I assume the way the top cushion is attached to the middle cushion with that fabric flap is a standard procedure.

thanks very much for your time and attention

- 22 Feb 2016

also, I am currently reupholstering cushions for both the Jalk lounger as well as the Vodder non leather lounger with foot stool.

If anyone has any information that would show that the sprung cushions for one were handled (wrapped, foamed, felted, slip covered)
differently than the other I would appreciate any comments you can add.

again sincere thanks

- 22 Feb 2016

I have redone old sprung cushions but can't remember how they were wrapped originally, if at all---seems like the Marshall units (innersprings that are linked together) were covered in muslin.
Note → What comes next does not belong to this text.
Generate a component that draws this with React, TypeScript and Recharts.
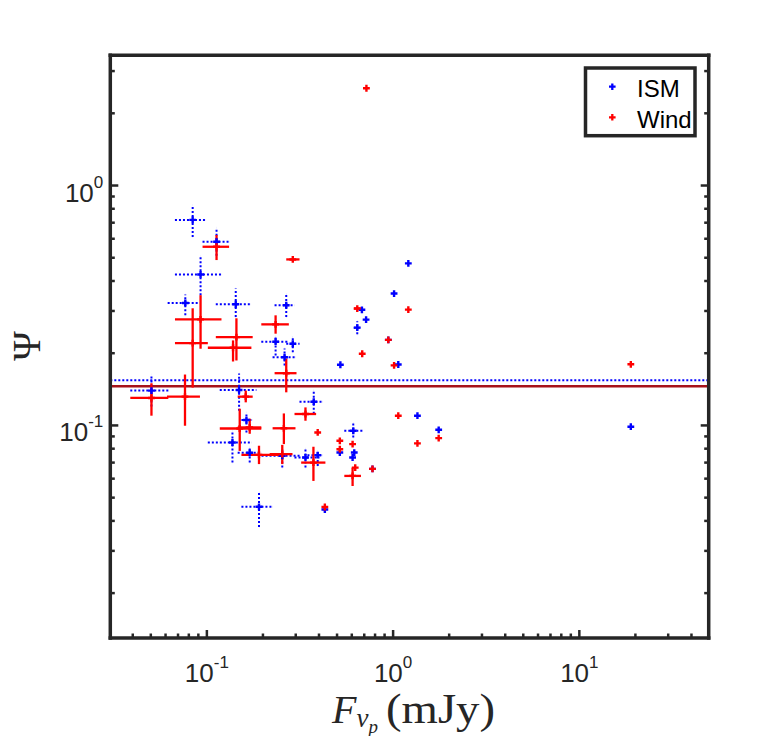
import React from 'react';
import { ScatterChart, Scatter, XAxis, YAxis, ErrorBar, ReferenceLine } from 'recharts';

// ISM fits with error bars: centre value, lower and upper bound
const ismFlux = [0.0839, 0.1127, 0.0925, 0.0766, 0.1429, 0.2668, 0.2339, 0.2893, 0.2613, 0.0504, 0.1489, 0.3749, 0.1631, 0.1372, 0.1698, 0.254, 0.3384, 0.3937, 0.1905, 0.611, 0.642];
const ismFluxLo = [0.0674, 0.0948, 0.0674, 0.0616, 0.1117, 0.231, 0.196, 0.2668, 0.2254, 0.0388, 0.1173, 0.3144, 0.1533, 0.1012, 0.1464, 0.1966, 0.2955, 0.3468, 0.1533, 0.547, 0.615];
const ismFluxHi = [0.0988, 0.1316, 0.1198, 0.091, 0.1713, 0.2955, 0.2721, 0.3144, 0.2991, 0.0621, 0.1844, 0.4173, 0.1762, 0.1734, 0.1966, 0.3144, 0.4022, 0.4173, 0.2246, 0.685, 0.67];
const ismPsi = [0.719, 0.583, 0.426, 0.324, 0.32, 0.317, 0.2234, 0.219, 0.1925, 0.1397, 0.1406, 0.1256, 0.1053, 0.0849, 0.0769, 0.0747, 0.0735, 0.0752, 0.0458, 0.095, 0.2556];
const ismPsiLo = [0.61, 0.51, 0.349, 0.288, 0.283, 0.283, 0.1957, 0.202, 0.1777, 0.12, 0.1152, 0.1119, 0.0935, 0.07, 0.07, 0.0667, 0.0667, 0.0678, 0.0377, 0.0891, 0.24];
const ismPsiHi = [0.83, 0.667, 0.508, 0.351, 0.372, 0.352, 0.235, 0.2334, 0.2094, 0.163, 0.1645, 0.1397, 0.1133, 0.095, 0.0809, 0.0809, 0.0799, 0.0783, 0.0524, 0.102, 0.272];

// Wind fits with error bars
const windFlux = [0.1127, 0.2339, 0.2668, 0.0925, 0.0839, 0.1441, 0.1382, 0.0504, 0.0763, 0.1617, 0.3384, 0.1501, 0.1698, 0.2591, 0.1905, 0.254, 0.3734, 0.606, 0.2893, 0.642];
const windFluxLo = [0.0948, 0.196, 0.231, 0.0674, 0.0674, 0.1117, 0.1012, 0.0388, 0.0611, 0.1464, 0.2955, 0.1173, 0.1464, 0.2254, 0.1533, 0.2173, 0.3209, 0.547, 0.2668, 0.615];
const windFluxHi = [0.1316, 0.2755, 0.3029, 0.1198, 0.1012, 0.1762, 0.1734, 0.0621, 0.0918, 0.1762, 0.386, 0.196, 0.196, 0.2991, 0.2509, 0.2883, 0.433, 0.672, 0.3144, 0.675];
const windPsi = [0.5556, 0.2638, 0.1651, 0.2768, 0.2203, 0.2334, 0.2108, 0.1302, 0.1318, 0.1318, 0.1116, 0.0971, 0.0981, 0.0973, 0.0754, 0.0759, 0.07, 0.0616, 0.492, 0.307];
const windPsiLo = [0.489, 0.2412, 0.1374, 0.2088, 0.1438, 0.1865, 0.1847, 0.1098, 0.0997, 0.1248, 0.1046, 0.0783, 0.0923, 0.0836, 0.069, 0.069, 0.0587, 0.0559, 0.492, 0.307];
const windPsiHi = [0.622, 0.2877, 0.19, 0.349, 0.3078, 0.2796, 0.2262, 0.1499, 0.163, 0.1397, 0.1189, 0.1174, 0.1067, 0.1122, 0.0823, 0.083, 0.0815, 0.0667, 0.492, 0.307];

// sources drawn as bare markers
const ismDotFlux = [0.521, 0.5175, 0.6186, 0.606, 0.775, 0.43, 1.207, 1.012, 0.68, 0.716, 0.9426, 1.066, 1.351, 1.757, 18.9];
const ismDotPsi = [0.179, 0.0771, 0.0771, 0.0735, 0.0659, 0.0446, 0.4735, 0.3546, 0.3034, 0.276, 0.2273, 0.1795, 0.1098, 0.0959, 0.0988];
const windDotFlux = [0.3937, 0.5175, 0.5175, 0.606, 0.626, 0.775, 0.43, 0.719, 1.207, 0.9426, 0.6825, 1.012, 1.066, 1.757, 1.351, 18.9];
const windDotPsi = [0.0935, 0.0863, 0.0796, 0.0836, 0.0667, 0.0659, 0.0457, 2.544, 0.304, 0.2273, 0.199, 0.178, 0.1098, 0.0885, 0.0842, 0.1798];

const ismMedian = 0.1544;
const windMedian = 0.1457;

const xTicks = [0.04, 0.05, 0.06, 0.07, 0.08, 0.09, 0.1, 0.2, 0.3, 0.4, 0.5, 0.6, 0.7, 0.8, 0.9, 1, 2, 3, 4, 5, 6, 7, 8, 9, 10, 20, 30, 40];
const yTicks = [0.02, 0.03, 0.04, 0.05, 0.06, 0.07, 0.08, 0.09, 0.1, 0.2, 0.3, 0.4, 0.5, 0.6, 0.7, 0.8, 0.9, 1, 2, 3];

const BLUE = '#0000ff';
const RED = '#ff0000';
const FRAME = '#262626';
const SANS = '"Liberation Sans", Arial, Helvetica, sans-serif';
const SERIF = '"Liberation Serif", "Times New Roman", serif';

const toRows = (x: number[], xl: number[], xh: number[], y: number[], yl: number[], yh: number[]) =>
  x.map((v, i) => ({ x: v, y: y[i], ex: [v - xl[i], xh[i] - v], ey: [y[i] - yl[i], yh[i] - y[i]] }));

const toDots = (x: number[], y: number[]) => x.map((v, i) => ({ x: v, y: y[i] }));

const ismRows = toRows(ismFlux, ismFluxLo, ismFluxHi, ismPsi, ismPsiLo, ismPsiHi);
const windRows = toRows(windFlux, windFluxLo, windFluxHi, windPsi, windPsiLo, windPsiHi);
const ismDots = toDots(ismDotFlux, ismDotPsi);
const windDots = toDots(windDotFlux, windDotPsi);

const plus = (color: string) => (props: any) => {
  const { cx, cy } = props;
  const r = 3.4;
  return <path d={`M${cx - r},${cy}H${cx + r}M${cx},${cy - r}V${cy + r}`} stroke={color} strokeWidth={2.4} fill="none" />;
};

// exponent if the value is a power of ten
const decade = (v: number) => {
  const l = Math.log10(v);
  return Math.abs(l - Math.round(l)) < 1e-6 ? Math.round(l) : null;
};

const Pow = ({ x, y, e, anchor }: { x: number; y: number; e: number; anchor: 'middle' | 'end' }) => (
  <text x={x} y={y} textAnchor={anchor} fontFamily={SANS} fontSize={26} fill={FRAME}>
    <tspan>10</tspan>
    <tspan dy={-14} fontSize={17}>{e < 0 ? '-' + Math.abs(e) : String(e)}</tspan>
  </text>
);

const BottomTick = (props: any) => {
  const { x, y, payload } = props;
  const e = decade(payload.value);
  const len = e === null ? 4.5 : 8;
  return (
    <g>
      <line x1={x} y1={y} x2={x} y2={y - len} stroke={FRAME} strokeWidth={2.5} />
      {e !== null && <Pow x={x} y={y + 44} e={e} anchor="middle" />}
    </g>
  );
};

const TopTick = (props: any) => {
  const { x, y, payload } = props;
  const len = decade(payload.value) === null ? 4.5 : 8;
  return <line x1={x} y1={y} x2={x} y2={y + len} stroke={FRAME} strokeWidth={2.5} />;
};

const LeftTick = (props: any) => {
  const { x, y, payload } = props;
  const e = decade(payload.value);
  const len = e === null ? 4.5 : 8;
  return (
    <g>
      <line x1={x} y1={y} x2={x + len} y2={y} stroke={FRAME} strokeWidth={2.5} />
      {e !== null && <Pow x={x - 7} y={y + 16} e={e} anchor="end" />}
    </g>
  );
};

const RightTick = (props: any) => {
  const { x, y, payload } = props;
  const len = decade(payload.value) === null ? 4.5 : 8;
  return <line x1={x} y1={y} x2={x - len} y2={y} stroke={FRAME} strokeWidth={2.5} />;
};

const frameLine = { stroke: FRAME, strokeWidth: 3.5, strokeLinecap: 'square' as const };

export default function App() {
  return (
    <div style={{ position: 'absolute', left: 0, top: 0, width: 783, height: 736, background: '#fff' }}>
      <ScatterChart width={783} height={736} margin={{ top: 54.3, right: 73.3, bottom: 97, left: 109.3 }}>
        <XAxis xAxisId="x" dataKey="x" type="number" scale="log" domain={[0.0303, 49.5]} allowDataOverflow
          ticks={xTicks} interval={0} height={1} tickSize={0} tickMargin={0} tick={<BottomTick />} axisLine={frameLine} />
        <XAxis xAxisId="top" orientation="top" type="number" scale="log" domain={[0.0303, 49.5]} allowDataOverflow
          ticks={xTicks} interval={0} height={1} tickSize={0} tickMargin={0} tick={<TopTick />} axisLine={frameLine} />
        <YAxis yAxisId="y" dataKey="y" type="number" scale="log" domain={[0.013, 3.49]} allowDataOverflow
          ticks={yTicks} interval={0} width={1} tickSize={0} tickMargin={0} tick={<LeftTick />} axisLine={frameLine} />
        <YAxis yAxisId="right" orientation="right" type="number" scale="log" domain={[0.013, 3.49]} allowDataOverflow
          ticks={yTicks} interval={0} width={1} tickSize={0} tickMargin={0} tick={<RightTick />} axisLine={frameLine} />

        <ReferenceLine xAxisId="x" yAxisId="y" y={ismMedian} stroke={BLUE} strokeWidth={2} strokeDasharray="2 2" />
        <ReferenceLine xAxisId="x" yAxisId="y" y={windMedian} stroke="#a6121a" strokeWidth={2.5} />

        <Scatter name="ISM" xAxisId="x" yAxisId="y" data={ismRows} shape={plus(BLUE)} isAnimationActive={false}>
          <ErrorBar dataKey="ex" direction="x" width={0} stroke={BLUE} strokeWidth={2} strokeDasharray="2 2" isAnimationActive={false} />
          <ErrorBar dataKey="ey" direction="y" width={0} stroke={BLUE} strokeWidth={2} strokeDasharray="2 2" isAnimationActive={false} />
        </Scatter>
        <Scatter name="ISM" xAxisId="x" yAxisId="y" data={ismDots} shape={plus(BLUE)} isAnimationActive={false} />
        <Scatter name="Wind" xAxisId="x" yAxisId="y" data={windRows} shape={plus(RED)} isAnimationActive={false}>
          <ErrorBar dataKey="ex" direction="x" width={0} stroke={RED} strokeWidth={2.3} isAnimationActive={false} />
          <ErrorBar dataKey="ey" direction="y" width={0} stroke={RED} strokeWidth={2.3} isAnimationActive={false} />
        </Scatter>
        <Scatter name="Wind" xAxisId="x" yAxisId="y" data={windDots} shape={plus(RED)} isAnimationActive={false} />
      </ScatterChart>

      <svg width={783} height={736} style={{ position: 'absolute', left: 0, top: 0, pointerEvents: 'none' }}>
        <rect x={585.5} y={68} width={109.5} height={67.7} fill="#fff" stroke={FRAME} strokeWidth={3.5} />
        <path d="M609,86.7H615.6M612.3,83.4V90" stroke={BLUE} strokeWidth={2.3} />
        <text x={637} y={96.5} fontFamily={SANS} fontSize={24} fill="#000">ISM</text>
        <path d="M609,117.3H615.6M612.3,114V120.6" stroke={RED} strokeWidth={2.3} />
        <text x={637} y={127.5} fontFamily={SANS} fontSize={24} fill="#000">Wind</text>

        <text transform="translate(26,346) rotate(-90)" textAnchor="middle" dominantBaseline="central"
          fontFamily={SERIF} fontSize={40} fill={FRAME}>Ψ</text>

        <text x={332} y={723} fontFamily={SERIF} fontSize={40} fill={FRAME}>
          <tspan fontStyle="italic">F</tspan>
          <tspan fontStyle="italic" fontSize={27} dy={4}>ν</tspan>
          <tspan fontStyle="italic" fontSize={19} dy={6}>p</tspan>
        </text>
        <text x={386} y={723} fontFamily={SERIF} fontSize={42} fill={FRAME} textLength={109} lengthAdjust="spacingAndGlyphs">(mJy)</text>
      </svg>
    </div>
  );
}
Back then the foam would have been latex, which has a very different feel than urethane foam. It may have been glued to a fabric covering on the springs. I doubt there was one method that everyone used, or even one method used consistently by one manufacturer.

Also, what do you mean by "cotton felt"? Are you talking about cotton batting? Felt is a fabric, rarely more than 1/4" thick, and always made of wool, wool/rayon blend, or (nowadays) icky poyester. The definition of felt is nonwoven fibers matted together into a fabric. Thick cotton batting was used as furniture padding for many decades, even centuries, until foam and polyester came along. But it's just loose fluff, even when compressed. Cotton fibers will not felt.

I've seen innersprings with wads of cotton batting stuff into them, possibly to keep them from creaking when sat on?

you should consider using latex foam around the springs! It will hold up longer than urethane and it's more comfortable to sit on. It has way more resiliency than urethane foam and will not develop hollows over time. It costs more but it's worth it. You can get an idea of pricing at and other sites.

- 22 Feb 2016

I have a pair of Grete Jalk for France and Søn sofa, model 128 and 168 (note that the design credit is a bit complicated). They have spring cushions that look just like the photo Howard Moon showed above.

The top and bottom of the springs are covered in burlap, wrapped around the edges, then a layer of cotton batting maybe 1/4 inch thick, then the polyurethane foam, which is maybe 1/4 - 1/2 inch thick. Foam spray glue or contact cement was used to wrap the foam around the edges. As the photo shows you can see into the inside of the cushion.

There is no muslin cover. And you do have to squeeze and fold the cushion to get it inside the cover. It requires two people and some wrestling. I imagine the factory had some sort of vise to facilitate this.

- 23 Feb 2016

thank you so much tchp, howardmoon, spanky and leif sincerely for taking the time to respond and especially to post pictures.